** start INFORMATION PROVIDED **
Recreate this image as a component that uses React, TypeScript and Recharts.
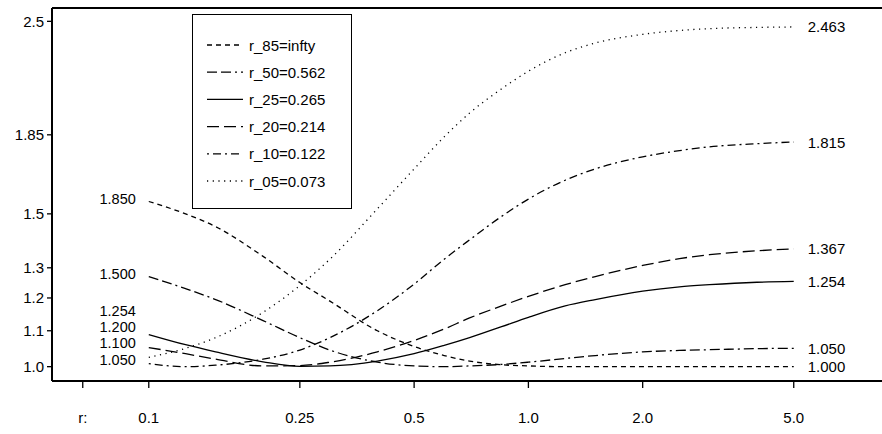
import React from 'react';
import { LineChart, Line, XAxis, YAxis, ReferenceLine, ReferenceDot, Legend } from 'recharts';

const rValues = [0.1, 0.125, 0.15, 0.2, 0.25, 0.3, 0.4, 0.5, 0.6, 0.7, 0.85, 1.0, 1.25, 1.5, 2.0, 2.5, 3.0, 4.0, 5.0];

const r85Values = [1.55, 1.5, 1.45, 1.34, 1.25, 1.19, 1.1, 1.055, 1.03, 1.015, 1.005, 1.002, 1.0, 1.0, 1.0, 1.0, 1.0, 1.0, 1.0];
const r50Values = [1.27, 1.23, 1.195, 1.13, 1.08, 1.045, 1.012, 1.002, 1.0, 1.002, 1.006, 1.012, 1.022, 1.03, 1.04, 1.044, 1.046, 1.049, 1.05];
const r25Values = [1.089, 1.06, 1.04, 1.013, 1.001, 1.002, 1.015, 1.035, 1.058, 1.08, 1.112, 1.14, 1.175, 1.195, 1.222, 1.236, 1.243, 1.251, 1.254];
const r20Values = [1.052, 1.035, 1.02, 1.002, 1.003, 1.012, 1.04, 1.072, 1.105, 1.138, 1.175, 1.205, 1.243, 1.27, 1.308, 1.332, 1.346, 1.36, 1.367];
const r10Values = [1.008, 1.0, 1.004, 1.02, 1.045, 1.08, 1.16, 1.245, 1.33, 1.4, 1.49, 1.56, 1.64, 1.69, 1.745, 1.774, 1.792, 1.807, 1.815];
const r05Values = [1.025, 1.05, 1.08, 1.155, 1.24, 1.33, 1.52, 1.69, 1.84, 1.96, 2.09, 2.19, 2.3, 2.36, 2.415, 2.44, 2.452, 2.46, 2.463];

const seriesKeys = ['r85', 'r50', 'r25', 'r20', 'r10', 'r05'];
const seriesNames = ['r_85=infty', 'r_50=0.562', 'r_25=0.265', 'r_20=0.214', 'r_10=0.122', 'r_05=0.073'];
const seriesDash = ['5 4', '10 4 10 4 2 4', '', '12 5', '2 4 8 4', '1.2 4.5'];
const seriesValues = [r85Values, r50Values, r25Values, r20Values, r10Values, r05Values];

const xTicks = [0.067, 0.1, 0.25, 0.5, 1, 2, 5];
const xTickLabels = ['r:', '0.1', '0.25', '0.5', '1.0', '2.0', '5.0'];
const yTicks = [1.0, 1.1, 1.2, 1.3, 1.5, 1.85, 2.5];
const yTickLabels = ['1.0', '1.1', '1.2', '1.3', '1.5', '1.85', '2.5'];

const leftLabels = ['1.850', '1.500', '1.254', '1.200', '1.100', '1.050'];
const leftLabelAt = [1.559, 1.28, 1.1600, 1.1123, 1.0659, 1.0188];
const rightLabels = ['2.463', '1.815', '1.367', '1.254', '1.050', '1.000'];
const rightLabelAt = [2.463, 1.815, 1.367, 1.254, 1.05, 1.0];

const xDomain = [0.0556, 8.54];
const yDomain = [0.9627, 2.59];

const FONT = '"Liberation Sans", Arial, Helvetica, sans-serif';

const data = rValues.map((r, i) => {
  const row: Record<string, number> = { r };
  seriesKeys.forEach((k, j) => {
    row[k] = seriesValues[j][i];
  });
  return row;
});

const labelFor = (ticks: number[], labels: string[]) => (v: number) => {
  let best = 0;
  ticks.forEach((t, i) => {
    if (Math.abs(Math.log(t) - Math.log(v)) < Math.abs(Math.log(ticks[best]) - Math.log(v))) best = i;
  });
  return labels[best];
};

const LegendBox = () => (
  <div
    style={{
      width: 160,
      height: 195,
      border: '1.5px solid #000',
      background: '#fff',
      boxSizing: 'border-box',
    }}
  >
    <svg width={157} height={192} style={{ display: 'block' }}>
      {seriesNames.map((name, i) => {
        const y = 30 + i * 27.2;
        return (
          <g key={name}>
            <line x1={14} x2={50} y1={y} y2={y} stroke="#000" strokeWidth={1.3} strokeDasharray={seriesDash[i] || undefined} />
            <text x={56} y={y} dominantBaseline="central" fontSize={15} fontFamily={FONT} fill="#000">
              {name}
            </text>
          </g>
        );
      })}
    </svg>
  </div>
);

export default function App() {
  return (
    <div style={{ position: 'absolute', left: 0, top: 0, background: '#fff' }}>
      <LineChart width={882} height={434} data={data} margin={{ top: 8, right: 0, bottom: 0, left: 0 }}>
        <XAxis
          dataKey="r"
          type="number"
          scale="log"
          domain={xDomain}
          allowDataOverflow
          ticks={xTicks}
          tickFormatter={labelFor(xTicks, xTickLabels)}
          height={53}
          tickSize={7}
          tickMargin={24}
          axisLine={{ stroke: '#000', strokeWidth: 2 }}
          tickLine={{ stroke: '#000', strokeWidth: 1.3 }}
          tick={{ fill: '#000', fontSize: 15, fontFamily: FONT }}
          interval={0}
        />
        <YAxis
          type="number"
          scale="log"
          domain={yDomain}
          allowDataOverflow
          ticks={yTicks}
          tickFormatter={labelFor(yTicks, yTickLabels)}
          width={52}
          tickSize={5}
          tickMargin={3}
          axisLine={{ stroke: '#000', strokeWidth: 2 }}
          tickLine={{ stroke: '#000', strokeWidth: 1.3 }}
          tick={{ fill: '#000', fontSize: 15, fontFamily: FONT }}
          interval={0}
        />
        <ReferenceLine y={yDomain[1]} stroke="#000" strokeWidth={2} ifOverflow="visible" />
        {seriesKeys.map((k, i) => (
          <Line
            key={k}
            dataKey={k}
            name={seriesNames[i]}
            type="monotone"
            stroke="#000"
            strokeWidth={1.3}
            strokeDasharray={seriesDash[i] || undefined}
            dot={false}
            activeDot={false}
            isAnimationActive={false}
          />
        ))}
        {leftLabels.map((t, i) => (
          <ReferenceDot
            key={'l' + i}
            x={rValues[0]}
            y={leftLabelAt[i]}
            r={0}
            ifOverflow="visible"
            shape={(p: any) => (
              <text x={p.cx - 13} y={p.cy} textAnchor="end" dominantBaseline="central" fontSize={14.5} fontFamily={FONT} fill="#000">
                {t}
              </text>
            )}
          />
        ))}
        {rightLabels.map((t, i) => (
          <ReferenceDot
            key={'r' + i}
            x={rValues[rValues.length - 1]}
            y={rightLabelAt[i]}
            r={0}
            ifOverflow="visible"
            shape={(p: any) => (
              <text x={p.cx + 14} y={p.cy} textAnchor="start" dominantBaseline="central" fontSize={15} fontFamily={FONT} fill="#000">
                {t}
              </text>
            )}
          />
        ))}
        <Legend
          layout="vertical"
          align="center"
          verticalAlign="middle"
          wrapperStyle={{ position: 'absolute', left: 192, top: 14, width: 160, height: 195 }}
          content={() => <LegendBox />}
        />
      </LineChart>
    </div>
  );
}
** end INFORMATION PROVIDED **
Write out the material above again, word for word, minus its pictures.

Recreate this image as a component that uses React, TypeScript and Recharts.
import React from 'react';
import { LineChart, Line, XAxis, YAxis, ReferenceLine, ReferenceDot, Legend } from 'recharts';

const rValues = [0.1, 0.125, 0.15, 0.2, 0.25, 0.3, 0.4, 0.5, 0.6, 0.7, 0.85, 1.0, 1.25, 1.5, 2.0, 2.5, 3.0, 4.0, 5.0];

const r85Values = [1.55, 1.5, 1.45, 1.34, 1.25, 1.19, 1.1, 1.055, 1.03, 1.015, 1.005, 1.002, 1.0, 1.0, 1.0, 1.0, 1.0, 1.0, 1.0];
const r50Values = [1.27, 1.23, 1.195, 1.13, 1.08, 1.045, 1.012, 1.002, 1.0, 1.002, 1.006, 1.012, 1.022, 1.03, 1.04, 1.044, 1.046, 1.049, 1.05];
const r25Values = [1.089, 1.06, 1.04, 1.013, 1.001, 1.002, 1.015, 1.035, 1.058, 1.08, 1.112, 1.14, 1.175, 1.195, 1.222, 1.236, 1.243, 1.251, 1.254];
const r20Values = [1.052, 1.035, 1.02, 1.002, 1.003, 1.012, 1.04, 1.072, 1.105, 1.138, 1.175, 1.205, 1.243, 1.27, 1.308, 1.332, 1.346, 1.36, 1.367];
const r10Values = [1.008, 1.0, 1.004, 1.02, 1.045, 1.08, 1.16, 1.245, 1.33, 1.4, 1.49, 1.56, 1.64, 1.69, 1.745, 1.774, 1.792, 1.807, 1.815];
const r05Values = [1.025, 1.05, 1.08, 1.155, 1.24, 1.33, 1.52, 1.69, 1.84, 1.96, 2.09, 2.19, 2.3, 2.36, 2.415, 2.44, 2.452, 2.46, 2.463];

const seriesKeys = ['r85', 'r50', 'r25', 'r20', 'r10', 'r05'];
const seriesNames = ['r_85=infty', 'r_50=0.562', 'r_25=0.265', 'r_20=0.214', 'r_10=0.122', 'r_05=0.073'];
const seriesDash = ['5 4', '10 4 10 4 2 4', '', '12 5', '2 4 8 4', '1.2 4.5'];
const seriesValues = [r85Values, r50Values, r25Values, r20Values, r10Values, r05Values];

const xTicks = [0.067, 0.1, 0.25, 0.5, 1, 2, 5];
const xTickLabels = ['r:', '0.1', '0.25', '0.5', '1.0', '2.0', '5.0'];
const yTicks = [1.0, 1.1, 1.2, 1.3, 1.5, 1.85, 2.5];
const yTickLabels = ['1.0', '1.1', '1.2', '1.3', '1.5', '1.85', '2.5'];

const leftLabels = ['1.850', '1.500', '1.254', '1.200', '1.100', '1.050'];
const leftLabelAt = [1.559, 1.28, 1.1600, 1.1123, 1.0659, 1.0188];
const rightLabels = ['2.463', '1.815', '1.367', '1.254', '1.050', '1.000'];
const rightLabelAt = [2.463, 1.815, 1.367, 1.254, 1.05, 1.0];

const xDomain = [0.0556, 8.54];
const yDomain = [0.9627, 2.59];

const FONT = '"Liberation Sans", Arial, Helvetica, sans-serif';

const data = rValues.map((r, i) => {
  const row: Record<string, number> = { r };
  seriesKeys.forEach((k, j) => {
    row[k] = seriesValues[j][i];
  });
  return row;
});

const labelFor = (ticks: number[], labels: string[]) => (v: number) => {
  let best = 0;
  ticks.forEach((t, i) => {
    if (Math.abs(Math.log(t) - Math.log(v)) < Math.abs(Math.log(ticks[best]) - Math.log(v))) best = i;
  });
  return labels[best];
};

const LegendBox = () => (
  <div
    style={{
      width: 160,
      height: 195,
      border: '1.5px solid #000',
      background: '#fff',
      boxSizing: 'border-box',
    }}
  >
    <svg width={157} height={192} style={{ display: 'block' }}>
      {seriesNames.map((name, i) => {
        const y = 30 + i * 27.2;
        return (
          <g key={name}>
            <line x1={14} x2={50} y1={y} y2={y} stroke="#000" strokeWidth={1.3} strokeDasharray={seriesDash[i] || undefined} />
            <text x={56} y={y} dominantBaseline="central" fontSize={15} fontFamily={FONT} fill="#000">
              {name}
            </text>
          </g>
        );
      })}
    </svg>
  </div>
);

export default function App() {
  return (
    <div style={{ position: 'absolute', left: 0, top: 0, background: '#fff' }}>
      <LineChart width={882} height={434} data={data} margin={{ top: 8, right: 0, bottom: 0, left: 0 }}>
        <XAxis
          dataKey="r"
          type="number"
          scale="log"
          domain={xDomain}
          allowDataOverflow
          ticks={xTicks}
          tickFormatter={labelFor(xTicks, xTickLabels)}
          height={53}
          tickSize={7}
          tickMargin={24}
          axisLine={{ stroke: '#000', strokeWidth: 2 }}
          tickLine={{ stroke: '#000', strokeWidth: 1.3 }}
          tick={{ fill: '#000', fontSize: 15, fontFamily: FONT }}
          interval={0}
        />
        <YAxis
          type="number"
          scale="log"
          domain={yDomain}
          allowDataOverflow
          ticks={yTicks}
          tickFormatter={labelFor(yTicks, yTickLabels)}
          width={52}
          tickSize={5}
          tickMargin={3}
          axisLine={{ stroke: '#000', strokeWidth: 2 }}
          tickLine={{ stroke: '#000', strokeWidth: 1.3 }}
          tick={{ fill: '#000', fontSize: 15, fontFamily: FONT }}
          interval={0}
        />
        <ReferenceLine y={yDomain[1]} stroke="#000" strokeWidth={2} ifOverflow="visible" />
        {seriesKeys.map((k, i) => (
          <Line
            key={k}
            dataKey={k}
            name={seriesNames[i]}
            type="monotone"
            stroke="#000"
            strokeWidth={1.3}
            strokeDasharray={seriesDash[i] || undefined}
            dot={false}
            activeDot={false}
            isAnimationActive={false}
          />
        ))}
        {leftLabels.map((t, i) => (
          <ReferenceDot
            key={'l' + i}
            x={rValues[0]}
            y={leftLabelAt[i]}
            r={0}
            ifOverflow="visible"
            shape={(p: any) => (
              <text x={p.cx - 13} y={p.cy} textAnchor="end" dominantBaseline="central" fontSize={14.5} fontFamily={FONT} fill="#000">
                {t}
              </text>
            )}
          />
        ))}
        {rightLabels.map((t, i) => (
          <ReferenceDot
            key={'r' + i}
            x={rValues[rValues.length - 1]}
            y={rightLabelAt[i]}
            r={0}
            ifOverflow="visible"
            shape={(p: any) => (
              <text x={p.cx + 14} y={p.cy} textAnchor="start" dominantBaseline="central" fontSize={15} fontFamily={FONT} fill="#000">
                {t}
              </text>
            )}
          />
        ))}
        <Legend
          layout="vertical"
          align="center"
          verticalAlign="middle"
          wrapperStyle={{ position: 'absolute', left: 192, top: 14, width: 160, height: 195 }}
          content={() => <LegendBox />}
        />
      </LineChart>
    </div>
  );
}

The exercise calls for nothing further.